Avec parfois quelques respirations, comme des « mini-jeux » un peu austères pour pirater une caméra ou une interface numérique. Mais surtout, des scènes cinématiques, des phases d’exploration à la troisième personne, ou des moments de dialogues à choix multiples, qui vont prendre manifestement beaucoup de temps pour faire avancer l’histoire. La vidéo de démonstration se terminait peu après qu’un représentant de Netwatch, la « police de l’Internet », ait proposé au héros de trahir les Voodoo Boys et de travailler pour lui. Un choix qui aura des conséquences cruciales sur le scénario, a expliqué le démonstrateur.
La présence de Keanu Reeves
On aurait pu croire que l’apparition de Keanu Reeves dans Cyberpunk 2077 ne serait qu’un simple caméo, ou opération de com. Il n’en est rien. L’acteur de Matrix et de John Wick a prêté son visage, sa voix et son corps pour la modélisation du personnage de Johnny Silverhand. Un personnage central de Cyberpunk 2077, selon le scénariste Mateusz Tomaszkiewicz, qui le définit comme une sorte de fantôme numérique vivant dans les implants bioniques de « V ».

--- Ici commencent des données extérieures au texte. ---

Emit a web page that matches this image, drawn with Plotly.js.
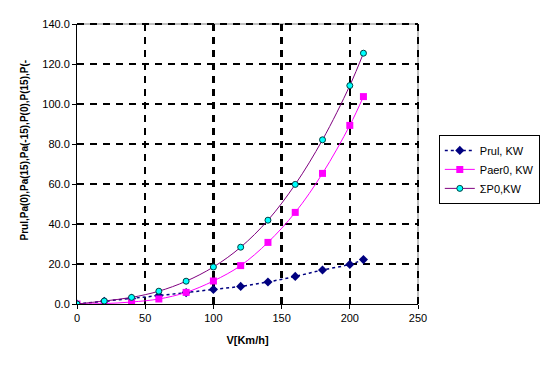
<!DOCTYPE html>
<html>
<head>
<meta charset="utf-8">
<script src="https://cdn.plot.ly/plotly-3.0.1.min.js"></script>
<style>html,body{margin:0;padding:0;background:#fff;}#chart{width:552px;height:367px;}</style>
</head>
<body>
<div id="chart"></div>
<script>
const speeds = [0, 20, 40, 60, 80, 100, 120, 140, 160, 180, 200, 210];
const prul   = [0, 1.4, 2.8, 4.2, 5.7, 7.3, 8.8, 11.0, 13.8, 17.0, 19.8, 22.2];
const paer0  = [0, 0.2, 1.0, 2.5, 5.8, 11.5, 19.2, 30.8, 45.8, 65.3, 89.3, 103.7];
const sumP0  = [0, 1.5, 3.3, 6.4, 11.4, 18.5, 28.4, 41.9, 59.8, 82.1, 109.2, 125.4];
const seriesNames = ["Prul, KW", "Paer0, KW", "\u03A3P0,KW"];
const yTickVals = [0, 20, 40, 60, 80, 100, 120, 140];
const yTickText = ["0.0", "20.0", "40.0", "60.0", "80.0", "100.0", "120.0", "140.0"];
const xTickVals = [0, 50, 100, 150, 200, 250];

const font = "Arial, 'Liberation Sans', sans-serif";
const traces = [
  {x: speeds, y: prul, name: seriesNames[0], mode: "lines+markers",
   line: {color: "#000080", width: 1.5, dash: "dot", shape: "spline"},
   marker: {symbol: "diamond", size: 7, color: "#000080"}},
  {x: speeds, y: paer0, name: seriesNames[1], mode: "lines+markers",
   line: {color: "#FF00FF", width: 1, shape: "spline"},
   marker: {symbol: "square", size: 7, color: "#FF00FF"}},
  {x: speeds, y: sumP0, name: seriesNames[2], mode: "lines+markers",
   line: {color: "#800080", width: 1, shape: "spline"},
   marker: {symbol: "circle", size: 6, color: "#00FFFF", line: {color: "#004040", width: 1}}}
];

const gridDash = "7px,6px";
const layout = {
  width: 552, height: 367,
  margin: {l: 77, r: 131, t: 24, b: 63},
  paper_bgcolor: "#fff", plot_bgcolor: "#fff",
  font: {family: font, size: 11, color: "#000"},
  showlegend: true,
  legend: {x: 1.061, y: 0.604, xanchor: "left", yanchor: "top",
           bordercolor: "#000", borderwidth: 1, font: {size: 11, family: font},
           tracegroupgap: 0, itemwidth: 30},
  xaxis: {range: [0, 250], tickvals: xTickVals, ticks: "outside", ticklen: 4,
          tickcolor: "#000", showline: true, linecolor: "#000", linewidth: 1,
          zeroline: false, showgrid: true, gridcolor: "#000", gridwidth: 2.5,
          griddash: gridDash, tickfont: {size: 11},
          title: {text: "<b>V[Km/h]</b>", font: {size: 11}, standoff: 13}},
  yaxis: {range: [0, 140], tickvals: yTickVals, ticktext: yTickText, ticks: "outside",
          ticklen: 4, tickcolor: "#000", showline: true, linecolor: "#000", linewidth: 1,
          zeroline: false, showgrid: true, gridcolor: "#000", gridwidth: 2.5,
          griddash: gridDash, tickfont: {size: 11}},
  shapes: [
    {type: "line", xref: "paper", yref: "paper", x0: 0, x1: 1, y0: 1, y1: 1,
     line: {color: "#808080", width: 1}, layer: "below"},
    {type: "line", xref: "paper", yref: "paper", x0: 1, x1: 1, y0: 0, y1: 1,
     line: {color: "#808080", width: 1}, layer: "below"},
    {type: "line", xref: "paper", yref: "paper", x0: 0, x1: 1, y0: 1, y1: 1,
     line: {color: "#000", width: 2, dash: gridDash}, layer: "below"},
    {type: "line", xref: "paper", yref: "paper", x0: 1, x1: 1, y0: 0, y1: 1,
     line: {color: "#000", width: 2, dash: gridDash}, layer: "below"}
  ],
  annotations: [
    {text: "<b>Prul,Pa(0),Pa(15),Pa(-15),P(0),P(15),P(-</b>", textangle: -90,
     xref: "paper", yref: "paper", x: -0.154, y: 0.55, xanchor: "center", yanchor: "middle",
     showarrow: false, font: {size: 10, family: font}}
  ]
};
Plotly.newPlot("chart", traces, layout, {displayModeBar: false, staticPlot: true});
</script>
</body>
</html>
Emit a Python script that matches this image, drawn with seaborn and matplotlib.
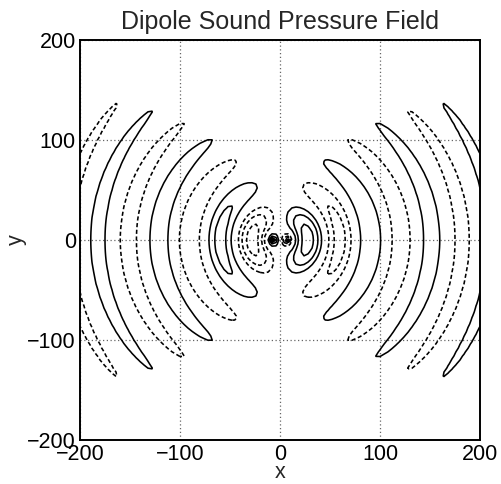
import numpy as np
import matplotlib
matplotlib.use("Agg")
import matplotlib.pyplot as plt
import seaborn as sns

# values
wave_number = 0.1033      # wavelength ~61 units
source_spacing = 14.0     # the two opposite-phase sources sit at x = -7 and x = +7
level_step = 0.19
n_levels = 16
grid_step = 4.0
axis_limits = [-200, 200]
tick_values = [-200, -100, 0, 100, 200]
title_text = "Dipole Sound Pressure Field"


def bessel_j0_y0(z):
    # integral forms of J0 and Y0 (no scipy here)
    tau = np.linspace(0, np.pi, 1501)
    arg = z[:, None] * np.sin(tau[None, :])
    j0 = np.trapezoid(np.cos(arg), tau, axis=1) / np.pi
    y_a = np.trapezoid(np.sin(arg), tau, axis=1) / np.pi
    t = np.linspace(0, 12, 3001)
    y_b = np.trapezoid(np.exp(-z[:, None] * np.sinh(t[None, :])), t, axis=1)
    return j0, y_a - 2 * y_b / np.pi


z_tab = np.geomspace(0.001, 32, 1500)
j0_tab, y0_tab = bessel_j0_y0(z_tab)
f_tab = j0_tab + y0_tab

xs = np.arange(axis_limits[0], axis_limits[1] + grid_step, grid_step)
X, Y = np.meshgrid(xs, xs)
r_right = np.hypot(X - source_spacing / 2, Y)
r_left = np.hypot(X + source_spacing / 2, Y)

pressure = (np.interp(wave_number * r_right, z_tab, f_tab)
            - np.interp(wave_number * r_left, z_tab, f_tab))
pressure = pressure / (2 * np.sin(wave_number * source_spacing / 2))

pos_levels = level_step * np.arange(1, n_levels + 1)
levels = np.concatenate([-pos_levels[::-1], pos_levels])

sns.set_style("white")
plt.rcParams["font.family"] = ["Liberation Sans", "DejaVu Sans"]

fig = plt.figure(figsize=(5.01, 4.84), dpi=100)
ax = fig.add_axes([80 / 501, 44 / 484, 400 / 501, 400 / 484])

ax.grid(True, linestyle=(0, (1, 2)), color="0.4", linewidth=0.9)
ax.set_axisbelow(True)

ax.contour(
    X,
    Y,
    pressure,
    levels=levels,
    colors="k",
    linewidths=1.15,
    negative_linestyles=(0, (2.6, 1.6)),
)

ax.set_xlim(axis_limits)
ax.set_ylim(axis_limits)
ax.set_xticks(tick_values)
ax.set_yticks(tick_values)
ax.tick_params(direction="in", length=4, width=1, labelsize=15.5, pad=3,
               colors="k", top=False, right=False)
for side in ax.spines.values():
    side.set_color("k")
    side.set_linewidth(1.4)

ax.set_xlabel("x", fontsize=15.5, labelpad=-2)
ax.set_ylabel("y", fontsize=15.5, labelpad=0)
ax.set_title(title_text, fontsize=18, pad=8)

fig.savefig("out.png", dpi=100)
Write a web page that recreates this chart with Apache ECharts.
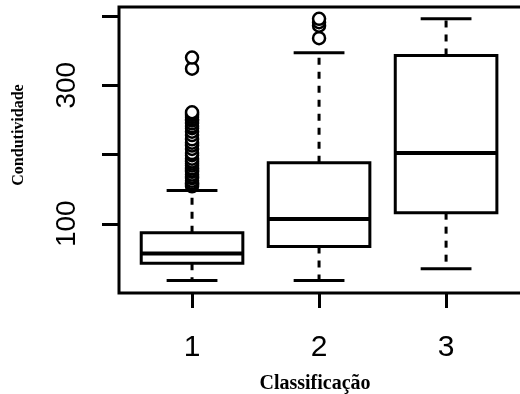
<!DOCTYPE html>
<html>
<head>
<meta charset="utf-8">
<script src="https://cdn.jsdelivr.net/npm/echarts@6/dist/echarts.min.js"></script>
<style>html,body{margin:0;padding:0;background:#fff;}#c{width:520px;height:394px;}</style>
</head>
<body>
<div id="c"></div>
<script>
var categories = [1, 2, 3];
var lowerWhisker = [18, 18, 35];
var q1 = [43, 67, 116];
var median = [57, 107, 202];
var q3 = [87, 188, 343];
var upperWhisker = [148, 347, 396];
var outliers1 = [154, 157, 159, 162, 166, 168, 171, 175, 177, 180, 184, 187, 190, 194, 199, 202, 208, 213, 217, 222, 228, 233, 238, 241, 245, 249, 251, 254, 257, 259, 261, 324, 340];
var outliers2 = [368, 386, 391, 396];
var outliers3 = [];
var yTicks = [100, 200, 300, 400];
var yLabels = [100, 300];

var boxData = categories.map(function (c, i) {
  return [c, lowerWhisker[i], q1[i], median[i], q3[i], upperWhisker[i]];
});
var outData = [];
[outliers1, outliers2, outliers3].forEach(function (arr, i) {
  arr.forEach(function (v) { outData.push([categories[i], v]); });
});

var chart = echarts.init(document.getElementById('c'));
chart.setOption({
  animation: false,
  backgroundColor: '#fff',
  grid: { left: 119, top: 7, width: 409, height: 286, outerBoundsMode: 'none', containLabel: false, show: true, borderColor: '#000', borderWidth: 3, backgroundColor: 'transparent' },
  xAxis: {
    type: 'value', min: 0.425, max: 3.645,
    axisLine: { show: false },
    splitLine: { show: false },
    axisTick: { show: true, customValues: categories, length: 15, lineStyle: { color: '#000', width: 3 } },
    axisLabel: { customValues: categories, margin: 40, fontFamily: 'Liberation Sans', fontSize: 30, color: '#000' }
  },
  yAxis: {
    type: 'value', min: 0, max: 413,
    axisLine: { show: false },
    splitLine: { show: false },
    axisTick: { show: true, customValues: yTicks, length: 17, lineStyle: { color: '#000', width: 3 } },
    axisLabel: { customValues: yLabels, rotate: 90, margin: 38, fontFamily: 'Liberation Sans', fontSize: 28, color: '#000' }
  },
  graphic: [
    { type: 'text', x: 19, y: 135, rotation: Math.PI / 2, style: { text: 'Condutividade', font: 'bold 16px "Liberation Serif"', fill: '#000', align: 'center', verticalAlign: 'middle' } },
    { type: 'text', x: 315, y: 384, style: { text: 'Classificação', font: 'bold 20px "Liberation Serif"', fill: '#000', align: 'center', verticalAlign: 'middle' } }
  ],
  series: [
    {
      type: 'custom',
      data: boxData,
      encode: { x: 0, y: [1, 2, 3, 4, 5] },
      renderItem: function (params, api) {
        var x = api.value(0);
        var lo = api.value(1), a = api.value(2), m = api.value(3), b = api.value(4), hi = api.value(5);
        var pL = api.coord([x - 0.4, b]);
        var pR = api.coord([x + 0.4, a]);
        var c = api.coord([x, m]);
        var ca = api.coord([x, a]);
        var cb = api.coord([x, b]);
        var clo = api.coord([x, lo]);
        var chi = api.coord([x, hi]);
        var capL = api.coord([x - 0.2, lo])[0];
        var capR = api.coord([x + 0.2, lo])[0];
        var solid = { stroke: '#000', lineWidth: 3, fill: null };
        var dashed = { stroke: '#000', lineWidth: 3, lineDash: [7, 7], fill: null };
        return {
          type: 'group',
          children: [
            { type: 'line', shape: { x1: cb[0], y1: cb[1], x2: chi[0], y2: chi[1] }, style: dashed },
            { type: 'line', shape: { x1: ca[0], y1: ca[1], x2: clo[0], y2: clo[1] }, style: dashed },
            { type: 'line', shape: { x1: capL, y1: chi[1], x2: capR, y2: chi[1] }, style: solid },
            { type: 'line', shape: { x1: capL, y1: clo[1], x2: capR, y2: clo[1] }, style: solid },
            { type: 'rect', shape: { x: pL[0], y: pL[1], width: pR[0] - pL[0], height: pR[1] - pL[1] }, style: { stroke: '#000', lineWidth: 3, fill: '#fff' } },
            { type: 'line', shape: { x1: pL[0], y1: c[1], x2: pR[0], y2: c[1] }, style: { stroke: '#000', lineWidth: 4 } }
          ]
        };
      },
      z: 2
    },
    {
      type: 'scatter',
      data: outData,
      symbol: 'circle',
      symbolSize: 12,
      itemStyle: { color: '#fff', borderColor: '#000', borderWidth: 2.5, opacity: 1 },
      z: 3
    }
  ]
});
</script>
</body>
</html>
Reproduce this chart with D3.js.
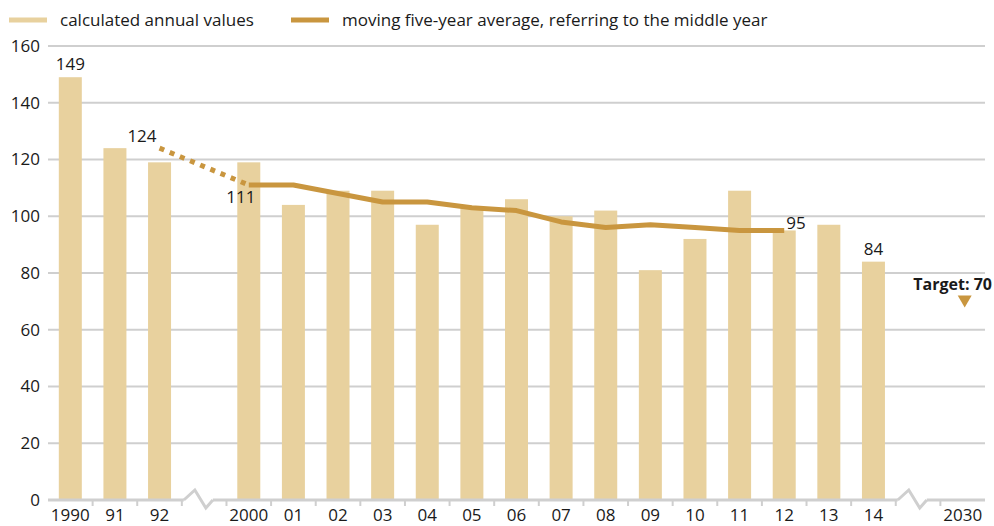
<!DOCTYPE html>
<html>
<head>
<meta charset="utf-8">
<script src="https://cdn.jsdelivr.net/npm/d3@7"></script>
<style>
  body { margin: 0; background: #fff; }
  svg { display: block; font-family: "Open Sans", "Noto Sans", sans-serif; }
</style>
</head>
<body>
<svg id="chart"></svg>
<script>
// slots along the x axis, "gap1"/"gap2" are the axis breaks
var slots = ["1990", "91", "92", "gap1", "2000", "01", "02", "03", "04", "05", "06", "07",
	"08", "09", "10", "11", "12", "13", "14", "gap2", "2030"];
var years = ["1990", "91", "92", "2000", "01", "02", "03", "04", "05", "06", "07",
	"08", "09", "10", "11", "12", "13", "14"];
var annualValues = [149, 124, 119, 119, 104, 109, 109, 97, 103, 106, 100, 102, 81, 92, 109, 95, 97, 84];
var avgYears = ["2000", "01", "02", "03", "04", "05", "06", "07", "08", "09", "10", "11", "12"];
var avgValues = [111, 111, 108, 105, 105, 103, 102, 98, 96, 97, 96, 95, 95];
var bridgeYears = ["92", "2000"];
var bridgeValues = [124, 111];
var yTicks = [0, 20, 40, 60, 80, 100, 120, 140, 160];
var target = { year: "2030", value: 70 };

var width = 994,
	height = 526,
	mLeft = 48,
	mRight = 985,
	mTop = 46,
	mBottom = 500;

var barColor = "#e8d19e",
	lineColor = "#c9963f",
	gridColor = "#cfcfcf",
	fs = 17;

var svg = d3.select("#chart")
	.attr("width", width)
	.attr("height", height);

var x = d3.scaleBand()
	.domain(slots)
	.range([mLeft, mRight])
	.paddingInner(0)
	.paddingOuter(0);

var y = d3.scaleLinear()
	.domain([0, 160])
	.range([mBottom, mTop]);

var cx = function(k) { return x(k) + x.bandwidth() / 2; };

/* ------- GRID + Y AXIS -------*/
svg.append("g").selectAll("line")
	.data(yTicks.filter(function(d) { return d > 0; }))
	.enter().append("line")
	.attr("x1", mLeft).attr("x2", mRight)
	.attr("y1", function(d) { return y(d); })
	.attr("y2", function(d) { return y(d); })
	.attr("stroke", gridColor)
	.attr("stroke-width", 2);

svg.append("g").selectAll("text")
	.data(yTicks)
	.enter().append("text")
	.attr("x", 40)
	.attr("y", function(d) { return y(d); })
	.attr("dy", "0.35em")
	.attr("text-anchor", "end")
	.attr("font-size", fs)
	.attr("fill", "#1a1a1a")
	.text(function(d) { return d; });

/* ------- BARS -------*/
var barW = 23;
svg.append("g").selectAll("rect")
	.data(years.map(function(k, i) { return { year: k, value: annualValues[i] }; }))
	.enter().append("rect")
	.attr("x", function(d) { return cx(d.year) - barW / 2; })
	.attr("y", function(d) { return y(d.value); })
	.attr("width", barW)
	.attr("height", function(d) { return y(0) - y(d.value); })
	.attr("fill", barColor);

/* ------- X AXIS WITH BREAKS -------*/
var axis = svg.append("g")
	.attr("stroke", gridColor)
	.attr("stroke-width", 3)
	.attr("fill", "none");

function breakPath(k) {
	var x0 = x(k);
	return "M" + (x0 + 2) + "," + mBottom +
		"L" + (x0 + 13) + "," + (mBottom - 10) +
		"L" + (x0 + 24) + "," + (mBottom + 8) +
		"L" + (x0 + 31) + "," + mBottom;
}
axis.append("path")
	.attr("d", "M" + mLeft + "," + mBottom + "H" + (x("gap1") + 2));
axis.append("path").attr("d", breakPath("gap1"));
axis.append("path")
	.attr("d", "M" + (x("gap1") + 31) + "," + mBottom + "H" + (x("gap2") + 2));
axis.append("path").attr("d", breakPath("gap2"));
axis.append("path")
	.attr("d", "M" + (x("gap2") + 31) + "," + mBottom + "H" + mRight);

// small ticks on slot boundaries
var tickPos = slots.slice(1).map(function(k) { return x(k); });
axis.selectAll("line.tick")
	.data(tickPos)
	.enter().append("line")
	.attr("class", "tick")
	.attr("x1", function(d) { return d; })
	.attr("x2", function(d) { return d; })
	.attr("y1", mBottom)
	.attr("y2", mBottom + 6)
	.attr("stroke-width", 2);

svg.append("g").selectAll("text")
	.data(slots.filter(function(k) { return k.indexOf("gap") < 0; }))
	.enter().append("text")
	.attr("x", function(d) { return cx(d); })
	.attr("y", 521)
	.attr("text-anchor", "middle")
	.attr("font-size", fs)
	.attr("fill", "#1a1a1a")
	.text(function(d) { return d; });

/* ------- MOVING AVERAGE -------*/
var line = d3.line()
	.x(function(d) { return cx(d[0]); })
	.y(function(d) { return y(d[1]); });

svg.append("path")
	.datum(bridgeYears.map(function(k, i) { return [k, bridgeValues[i]]; }))
	.attr("d", line)
	.attr("fill", "none")
	.attr("stroke", lineColor)
	.attr("stroke-width", 5)
	.attr("stroke-dasharray", "5,6");

svg.append("path")
	.datum(avgYears.map(function(k, i) { return [k, avgValues[i]]; }))
	.attr("d", line)
	.attr("fill", "none")
	.attr("stroke", lineColor)
	.attr("stroke-width", 5)
	.attr("stroke-linejoin", "round");

/* ------- VALUE LABELS -------*/
var labels = [
	{ text: annualValues[0], x: cx(years[0]), y: y(annualValues[0]) - 7, anchor: "middle" },
	{ text: bridgeValues[0], x: cx("92") - 3, y: y(bridgeValues[0]) - 6, anchor: "end" },
	{ text: avgValues[0], x: cx("2000") - 8, y: y(avgValues[0]) + 18, anchor: "middle" },
	{ text: avgValues[avgValues.length - 1], x: cx("12") + 2, y: y(avgValues[avgValues.length - 1]) - 1, anchor: "start" },
	{ text: annualValues[annualValues.length - 1], x: cx("14"), y: y(annualValues[annualValues.length - 1]) - 7, anchor: "middle" }
];
svg.append("g").selectAll("text")
	.data(labels)
	.enter().append("text")
	.attr("x", function(d) { return d.x; })
	.attr("y", function(d) { return d.y; })
	.attr("text-anchor", function(d) { return d.anchor; })
	.attr("font-size", fs)
	.attr("fill", "#1a1a1a")
	.text(function(d) { return d.text; });

/* ------- TARGET -------*/
var tx = cx(target.year) + 2,
	ty = y(target.value);
svg.append("path")
	.attr("d", "M" + (tx - 7) + "," + (ty - 6) + "L" + (tx + 7) + "," + (ty - 6) + "L" + tx + "," + (ty + 6) + "Z")
	.attr("fill", lineColor);
svg.append("text")
	.attr("x", 992)
	.attr("y", ty - 11)
	.attr("text-anchor", "end")
	.attr("font-size", 16)
	.attr("font-weight", "bold")
	.attr("fill", "#1a1a1a")
	.text("Target: " + target.value);

/* ------- LEGEND -------*/
var legend = [
	{ label: "calculated annual values", color: barColor, x: 9 },
	{ label: "moving five-year average, referring to the middle year", color: lineColor, x: 291 }
];
var lg = svg.append("g").selectAll("g")
	.data(legend)
	.enter().append("g")
	.attr("transform", function(d) { return "translate(" + d.x + ",20)"; });
lg.append("line")
	.attr("x1", 0).attr("x2", 38)
	.attr("stroke", function(d) { return d.color; })
	.attr("stroke-width", 5);
lg.append("text")
	.attr("x", 51)
	.attr("dy", "0.35em")
	.attr("font-size", fs)
	.attr("fill", "#1a1a1a")
	.text(function(d) { return d.label; });
</script>
</body>
</html>
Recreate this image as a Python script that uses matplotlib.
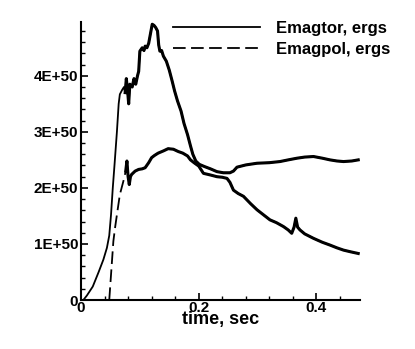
import numpy as np
import matplotlib
matplotlib.use('Agg')
import matplotlib.pyplot as plt
from matplotlib.ticker import MultipleLocator, FuncFormatter

plt.rcParams['font.family'] = ['Liberation Sans', 'DejaVu Sans']
plt.rcParams['font.weight'] = 'bold'

# values in units of 1E+50 ergs
tor_t = [0.0, 0.004, 0.010, 0.020, 0.030, 0.038, 0.044, 0.048, 0.051, 0.054,
         0.057, 0.061, 0.064, 0.066, 0.070, 0.073, 0.075, 0.077, 0.079, 0.081,
         0.083, 0.087, 0.090, 0.093, 0.096, 0.098, 0.100, 0.104, 0.107, 0.109,
         0.112, 0.115, 0.118, 0.121, 0.124, 0.127, 0.130, 0.132, 0.134, 0.137,
         0.140, 0.145, 0.150, 0.155, 0.159, 0.164, 0.170, 0.175, 0.181, 0.186,
         0.190, 0.195, 0.201, 0.210, 0.220, 0.231, 0.242, 0.253, 0.259, 0.265,
         0.280, 0.299, 0.320, 0.338, 0.352, 0.367, 0.380, 0.395, 0.410, 0.423,
         0.435, 0.446, 0.460, 0.471]
tor_e = [0.0, 0.0, 0.08, 0.24, 0.50, 0.72, 0.93, 1.15, 1.52, 2.00,
         2.42, 3.00, 3.50, 3.67, 3.75, 3.80, 3.70, 3.95, 3.75, 3.50,
         3.85, 3.80, 3.95, 3.85, 4.00, 4.08, 4.44, 4.50, 4.45, 4.53,
         4.50, 4.58, 4.75, 4.92, 4.90, 4.86, 4.80, 4.55, 4.44, 4.45,
         4.35, 4.26, 4.10, 3.90, 3.73, 3.55, 3.37, 3.15, 2.95, 2.75,
         2.60, 2.48, 2.42, 2.38, 2.34, 2.29, 2.27, 2.27, 2.30, 2.37,
         2.41, 2.44, 2.45, 2.47, 2.50, 2.53, 2.55, 2.56, 2.53, 2.50,
         2.48, 2.47, 2.48, 2.50]

pol_t = [0.048, 0.051, 0.055, 0.058, 0.061, 0.066, 0.072, 0.076, 0.078, 0.080,
         0.082, 0.084, 0.086, 0.092, 0.098, 0.104, 0.109, 0.115, 0.120, 0.125,
         0.131, 0.140, 0.148, 0.157, 0.165, 0.173, 0.181, 0.186, 0.192, 0.200,
         0.208, 0.220, 0.231, 0.240, 0.248, 0.253, 0.259, 0.267, 0.276, 0.288,
         0.299, 0.310, 0.321, 0.332, 0.344, 0.352, 0.358, 0.362, 0.365, 0.368,
         0.372, 0.380, 0.395, 0.410, 0.423, 0.435, 0.446, 0.458, 0.471]
pol_e = [0.0, 0.45, 1.05, 1.30, 1.52, 1.88, 2.12, 2.30, 2.48, 2.20,
         2.06, 2.20, 2.24, 2.30, 2.33, 2.34, 2.36, 2.45, 2.54, 2.58,
         2.62, 2.66, 2.70, 2.69, 2.65, 2.62, 2.57, 2.50, 2.45, 2.39,
         2.26, 2.23, 2.20, 2.19, 2.17, 2.10, 1.96, 1.90, 1.85, 1.72,
         1.61, 1.52, 1.43, 1.38, 1.31, 1.25, 1.19, 1.30, 1.46, 1.30,
         1.25, 1.18, 1.10, 1.03, 0.98, 0.93, 0.89, 0.86, 0.83]

tor_t, tor_e = np.array(tor_t), np.array(tor_e)
pol_t, pol_e = np.array(pol_t), np.array(pol_e)

fig = plt.figure(figsize=(4.15, 3.49), dpi=100)
ax = fig.add_axes([81 / 415, 49 / 349, 279 / 415, 278 / 349])

ax.plot(tor_t, tor_e, color='black', lw=1.3, label='Emagtor, ergs')
m = tor_t >= 0.075
ax.plot(tor_t[m], tor_e[m], color='black', lw=2.2)

ax.plot(pol_t, pol_e, color='black', lw=1.3, dashes=(7, 3), label='Emagpol, ergs')
m = pol_t >= 0.076
ax.plot(pol_t[m], pol_e[m], color='black', lw=2.2)

ax.set_xlim(0, 0.474)
ax.set_ylim(0, 4.96)
for s in ['top', 'right']:
    ax.spines[s].set_visible(False)
for s in ['left', 'bottom']:
    ax.spines[s].set_linewidth(1.5)

ax.xaxis.set_major_locator(MultipleLocator(0.2))
ax.xaxis.set_minor_locator(MultipleLocator(0.04))
ax.yaxis.set_major_locator(MultipleLocator(1))
ax.yaxis.set_minor_locator(MultipleLocator(0.2))
ax.xaxis.set_major_formatter(FuncFormatter(lambda v, p: '0' if abs(v) < 1e-9 else f'{v:.1f}'))
ax.yaxis.set_major_formatter(FuncFormatter(lambda v, p: '0' if abs(v) < 1e-9 else f'{v:.0f}E+50'))
ax.tick_params(which='major', direction='in', length=5, width=1.2, labelsize=11, pad=2)
ax.tick_params(which='minor', direction='in', length=3, width=1.0)
ax.tick_params(axis='x', pad=1)

ax.set_xlabel('time, sec', fontsize=13, fontweight='bold', labelpad=-3)

ax.legend(loc='upper left', bbox_to_anchor=(173 / 415, 1 - 21 / 349),
          bbox_transform=fig.transFigure, frameon=False, fontsize=12,
          handlelength=5.2, handletextpad=0.95, labelspacing=0.35,
          borderpad=0, borderaxespad=0)

fig.savefig('out.png', dpi=100)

Ce Jiminy Cricket virtuel, invisible du monde extérieur, semble être l’un des interlocuteurs les plus fréquents du héros. Pendant les quarante-cinq minutes de démonstration, il est apparu plusieurs fois, dans les scènes-clés de dialogue ou des cinématiques.
Ce n’est pas la première fois que Keanu Reeves apparaît dans des jeux vidéo. Mais c’est sans doute son projet le plus ambitieux en la matière. Selon Mateusz Tomaszkiewicz, l’acteur a concrètement participé au développement de son personnage, en réfléchissant, avec les équipes de CD Projekt Red, à ce qu’il pourrait dire ou faire au cours du jeu.
De quoi plaire à une communauté des joueurs pétrie de culture Internet, où Keanu Reeves jouit d’une certaine notoriété. Il a été ainsi très applaudi lors de son apparition sur la scène de la conférence Xbox, dimanche 9 juin. Et a été fréquemment transformé en mème. « Keanu incarne des héros capables de se battre pour une cause, de rester gentils mais fermes sur des convictions communes. Il est adoré pour ça », explique Mateusz Tomaszkiewicz.